Economic Security Framework (ESF) is a structured set of principles, policies, and analytical tools that governments or institutions use to assess, protect, and manage the resilience of an economy against shocks, vulnerabilities, and systemic risks.

Expanded Explanation

1. Technical Function and Core Characteristics

An ESF defines how an organization or state identifies, measures, and manages economic vulnerabilities across sectors such as energy, food, finance, supply chains, and critical technologies. It typically includes criteria, indicators, and thresholds to evaluate exposure to external shocks, strategic dependencies, and systemic risks.

Many public-sector frameworks treat economic security as the capacity to ensure stable access to resources, maintain production and trade functions, and safeguard critical infrastructure under stress. They often incorporate risk assessment methodologies, scenario analysis, and monitoring mechanisms aligned with national security, industrial policy, and macroeconomic management.

2. Enterprise Usage and Architectural Context

Enterprises reference economic security frameworks from national or regional authorities to align corporate risk management, supply chain strategy, and investment planning with regulatory expectations. This includes mapping dependencies on foreign suppliers, critical raw materials, data flows, and technology ecosystems that may be subject to export controls, sanctions, or trade restrictions.

From an architectural perspective, economic security frameworks intersect with enterprise resilience planning, business continuity, and geopolitical risk modeling. Large organizations may embed framework elements into Governance, Risk, and Compliance (GRC) platforms, scenario-planning tools, and board-level risk dashboards to ensure that financial, operational, and security architectures reflect macroeconomic and strategic constraints.

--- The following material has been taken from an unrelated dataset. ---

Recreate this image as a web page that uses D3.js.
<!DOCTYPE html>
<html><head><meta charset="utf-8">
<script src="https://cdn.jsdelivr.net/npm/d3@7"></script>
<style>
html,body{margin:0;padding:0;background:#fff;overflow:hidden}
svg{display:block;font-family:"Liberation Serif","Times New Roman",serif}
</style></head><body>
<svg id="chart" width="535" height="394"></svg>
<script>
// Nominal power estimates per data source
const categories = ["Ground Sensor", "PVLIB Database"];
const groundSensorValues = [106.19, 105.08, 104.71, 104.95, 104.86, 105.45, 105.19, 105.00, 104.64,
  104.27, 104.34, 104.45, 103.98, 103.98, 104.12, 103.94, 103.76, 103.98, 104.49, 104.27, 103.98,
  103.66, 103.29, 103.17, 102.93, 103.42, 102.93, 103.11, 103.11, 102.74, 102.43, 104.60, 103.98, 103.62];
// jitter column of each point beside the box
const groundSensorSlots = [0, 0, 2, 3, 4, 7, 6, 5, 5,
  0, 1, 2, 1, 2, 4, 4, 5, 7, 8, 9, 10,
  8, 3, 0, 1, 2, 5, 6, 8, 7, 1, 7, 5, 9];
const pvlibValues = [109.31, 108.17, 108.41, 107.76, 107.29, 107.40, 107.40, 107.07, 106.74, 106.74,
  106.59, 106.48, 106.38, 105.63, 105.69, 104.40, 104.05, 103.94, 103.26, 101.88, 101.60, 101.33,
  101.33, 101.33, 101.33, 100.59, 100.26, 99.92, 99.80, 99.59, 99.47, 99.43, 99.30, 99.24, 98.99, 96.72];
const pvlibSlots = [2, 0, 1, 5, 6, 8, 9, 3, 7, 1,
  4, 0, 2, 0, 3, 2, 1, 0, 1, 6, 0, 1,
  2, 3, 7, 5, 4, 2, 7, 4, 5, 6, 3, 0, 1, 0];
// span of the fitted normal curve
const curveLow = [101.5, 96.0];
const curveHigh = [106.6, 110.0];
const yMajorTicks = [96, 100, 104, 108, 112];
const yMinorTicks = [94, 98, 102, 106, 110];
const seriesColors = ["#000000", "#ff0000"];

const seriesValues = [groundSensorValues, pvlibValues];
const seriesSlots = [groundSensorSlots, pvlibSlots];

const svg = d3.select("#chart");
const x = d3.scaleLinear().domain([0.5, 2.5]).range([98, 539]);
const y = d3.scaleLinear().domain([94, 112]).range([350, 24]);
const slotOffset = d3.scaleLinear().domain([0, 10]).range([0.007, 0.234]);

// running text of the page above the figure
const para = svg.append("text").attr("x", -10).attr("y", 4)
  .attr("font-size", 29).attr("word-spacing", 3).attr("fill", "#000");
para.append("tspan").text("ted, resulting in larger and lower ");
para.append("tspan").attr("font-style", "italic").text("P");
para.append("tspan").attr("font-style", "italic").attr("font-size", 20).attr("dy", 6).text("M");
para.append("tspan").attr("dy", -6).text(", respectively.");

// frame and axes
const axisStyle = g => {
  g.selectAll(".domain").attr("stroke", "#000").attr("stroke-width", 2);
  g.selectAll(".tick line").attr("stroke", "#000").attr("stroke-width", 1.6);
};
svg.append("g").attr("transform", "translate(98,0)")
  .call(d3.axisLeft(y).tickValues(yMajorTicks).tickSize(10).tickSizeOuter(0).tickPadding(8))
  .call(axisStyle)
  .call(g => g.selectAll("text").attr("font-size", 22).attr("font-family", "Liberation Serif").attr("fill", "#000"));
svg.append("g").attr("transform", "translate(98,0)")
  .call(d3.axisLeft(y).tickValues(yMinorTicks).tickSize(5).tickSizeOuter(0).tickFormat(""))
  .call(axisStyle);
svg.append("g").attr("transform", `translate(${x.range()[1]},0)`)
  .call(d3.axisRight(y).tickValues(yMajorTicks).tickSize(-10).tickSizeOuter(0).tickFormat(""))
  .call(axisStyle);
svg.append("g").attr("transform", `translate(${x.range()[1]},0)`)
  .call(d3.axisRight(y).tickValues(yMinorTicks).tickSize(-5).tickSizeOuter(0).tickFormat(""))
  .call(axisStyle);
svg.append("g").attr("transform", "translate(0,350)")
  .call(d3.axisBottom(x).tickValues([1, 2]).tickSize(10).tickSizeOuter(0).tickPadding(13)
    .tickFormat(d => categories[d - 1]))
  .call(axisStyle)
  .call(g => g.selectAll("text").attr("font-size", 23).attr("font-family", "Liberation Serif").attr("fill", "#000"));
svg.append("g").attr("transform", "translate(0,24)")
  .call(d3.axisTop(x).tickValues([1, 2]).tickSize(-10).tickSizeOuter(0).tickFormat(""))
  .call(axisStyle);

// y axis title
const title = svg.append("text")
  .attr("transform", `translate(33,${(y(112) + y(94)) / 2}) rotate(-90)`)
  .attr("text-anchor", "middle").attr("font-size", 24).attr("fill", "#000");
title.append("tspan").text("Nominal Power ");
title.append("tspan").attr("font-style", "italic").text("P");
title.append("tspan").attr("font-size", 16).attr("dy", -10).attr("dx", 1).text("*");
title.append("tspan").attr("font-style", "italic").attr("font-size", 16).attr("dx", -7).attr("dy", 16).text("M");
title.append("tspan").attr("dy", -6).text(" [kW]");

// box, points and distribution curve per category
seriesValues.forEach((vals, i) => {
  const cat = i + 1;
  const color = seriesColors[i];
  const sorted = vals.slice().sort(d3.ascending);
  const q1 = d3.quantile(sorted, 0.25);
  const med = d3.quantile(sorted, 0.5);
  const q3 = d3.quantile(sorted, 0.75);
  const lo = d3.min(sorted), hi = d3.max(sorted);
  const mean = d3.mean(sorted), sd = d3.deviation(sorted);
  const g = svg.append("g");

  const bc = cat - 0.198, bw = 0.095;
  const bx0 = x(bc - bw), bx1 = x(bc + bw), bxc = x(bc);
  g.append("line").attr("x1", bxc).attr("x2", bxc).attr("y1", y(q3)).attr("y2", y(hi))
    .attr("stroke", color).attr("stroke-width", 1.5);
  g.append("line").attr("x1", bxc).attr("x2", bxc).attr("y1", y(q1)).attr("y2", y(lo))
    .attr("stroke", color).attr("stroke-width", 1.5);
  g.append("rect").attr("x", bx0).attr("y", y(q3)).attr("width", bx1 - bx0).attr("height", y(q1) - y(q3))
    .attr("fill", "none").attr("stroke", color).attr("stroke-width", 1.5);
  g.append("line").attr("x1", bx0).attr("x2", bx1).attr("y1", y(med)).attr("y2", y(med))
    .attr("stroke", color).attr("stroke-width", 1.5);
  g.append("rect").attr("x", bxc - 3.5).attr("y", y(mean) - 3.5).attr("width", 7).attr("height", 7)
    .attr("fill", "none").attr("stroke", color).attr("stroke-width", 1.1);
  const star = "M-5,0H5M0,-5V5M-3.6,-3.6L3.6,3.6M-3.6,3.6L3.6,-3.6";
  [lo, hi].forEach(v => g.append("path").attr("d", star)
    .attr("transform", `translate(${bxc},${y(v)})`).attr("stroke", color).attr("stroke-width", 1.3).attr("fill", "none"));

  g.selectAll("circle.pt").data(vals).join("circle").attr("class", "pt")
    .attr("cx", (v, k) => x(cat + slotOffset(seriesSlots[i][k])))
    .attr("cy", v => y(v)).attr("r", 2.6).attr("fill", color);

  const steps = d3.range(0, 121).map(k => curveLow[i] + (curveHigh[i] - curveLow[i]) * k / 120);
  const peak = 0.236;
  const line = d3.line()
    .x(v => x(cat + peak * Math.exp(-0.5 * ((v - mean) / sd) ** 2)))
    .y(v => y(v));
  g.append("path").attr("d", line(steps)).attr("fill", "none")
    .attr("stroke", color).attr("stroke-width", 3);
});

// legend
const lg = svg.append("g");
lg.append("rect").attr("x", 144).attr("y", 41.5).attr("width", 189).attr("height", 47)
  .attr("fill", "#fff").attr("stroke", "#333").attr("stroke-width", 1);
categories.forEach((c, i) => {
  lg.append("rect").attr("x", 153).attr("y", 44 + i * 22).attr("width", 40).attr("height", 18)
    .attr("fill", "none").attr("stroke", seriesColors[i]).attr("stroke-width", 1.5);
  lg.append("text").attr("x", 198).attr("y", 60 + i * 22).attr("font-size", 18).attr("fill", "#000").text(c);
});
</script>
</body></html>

3. Related or Adjacent Technologies

Economic security frameworks relate to national risk assessment methodologies, critical infrastructure protection frameworks, and supply chain security standards. They intersect with tools for macroprudential supervision, stress testing, and financial stability analysis that central banks and regulators use.

For enterprises, adjacent domains include cybersecurity frameworks, data protection and sovereignty policies, export control compliance systems, and environmental, social, and governance reporting structures. Analytical platforms for trade data, input-output tables, and network analysis of supply chains often operationalize concepts defined in economic security frameworks.

4. Business and Operational Significance

For public authorities, an ESF supports policy decisions on diversification, reshoring or nearshoring, stockpiling, and strategic investment screening. It provides a structured basis for assessing how external shocks, such as commodity disruptions or financial instability, could affect domestic production and employment.

For enterprises, alignment with economic security frameworks aids in understanding regulatory expectations, anticipating trade or investment controls, and designing resilient supply networks and capital allocation strategies. It also informs risk disclosures, stakeholder communication, and board governance around exposure to geopolitical and macroeconomic volatility.